Le Bureau de Vérification de la Publicité créé en France en… 1935, le premier code de pratiques loyales en matière de publicité élaboré en … 1937 et sans cesse actualisé par la Chambre de Commerce Internationale (CCI), les organismes d'autodisciplines en Europe, en Amérique du Nord et sur d'autres continents, tous agissent pour le même idéal. Une publicité conforme à la loi, décente, loyale, véridique qui assume sa responsabilité sociale, économique et culturelle, quelle que soit le support utilisé, quelque soit la technique activée. A l'égard des entreprises, des enfants et adolescents, des femmes, des communautés, en matière de consommation, de santé, d'environnement…

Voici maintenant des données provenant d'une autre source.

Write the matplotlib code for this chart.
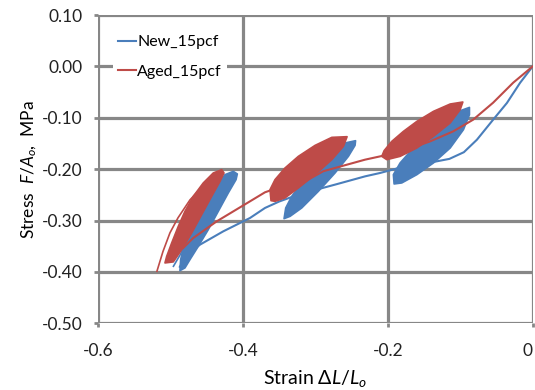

Il faut reconnaître qu'à ce jour, aucun incident significatif n'est venu perturber gravement la quiétude du paysage publicitaire tunisien. La prévention est de mise et seul le souci d'anticipation préside à cette démarche. Et, il en est temps. Si en Europe, sous l'effet de l'autodiscipline, le taux de réclamation est de 0,1%, nous devons nous employer à le réviser encore à la baisse en Tunisie.
C'est un signe de maturité et une démonstration de responsabilité que de voir les publicitaires tunisiens et leurs partenaires que sont principalement les annonceurs et les médias s'engager dans la protection du consommateur. Les principes devront s'aligner à la pratique universelle et le dispositif d'autodiscipline préconisé devrait garantir "l'indépendance, la transparence, l'accessibilité au système, le traitement effectifs des questions soulevées, la mise en application des règles d'autodiscipline et de la loi et la coopération avec tous les partenaires." Faire de la communication un vecteur de progrès économique et social, l'expression de notre identité, et un secteur à haute densité d'emplois de cadres, attirant les meilleurs et encourageant les talents: tel est notre vœu le plus cher.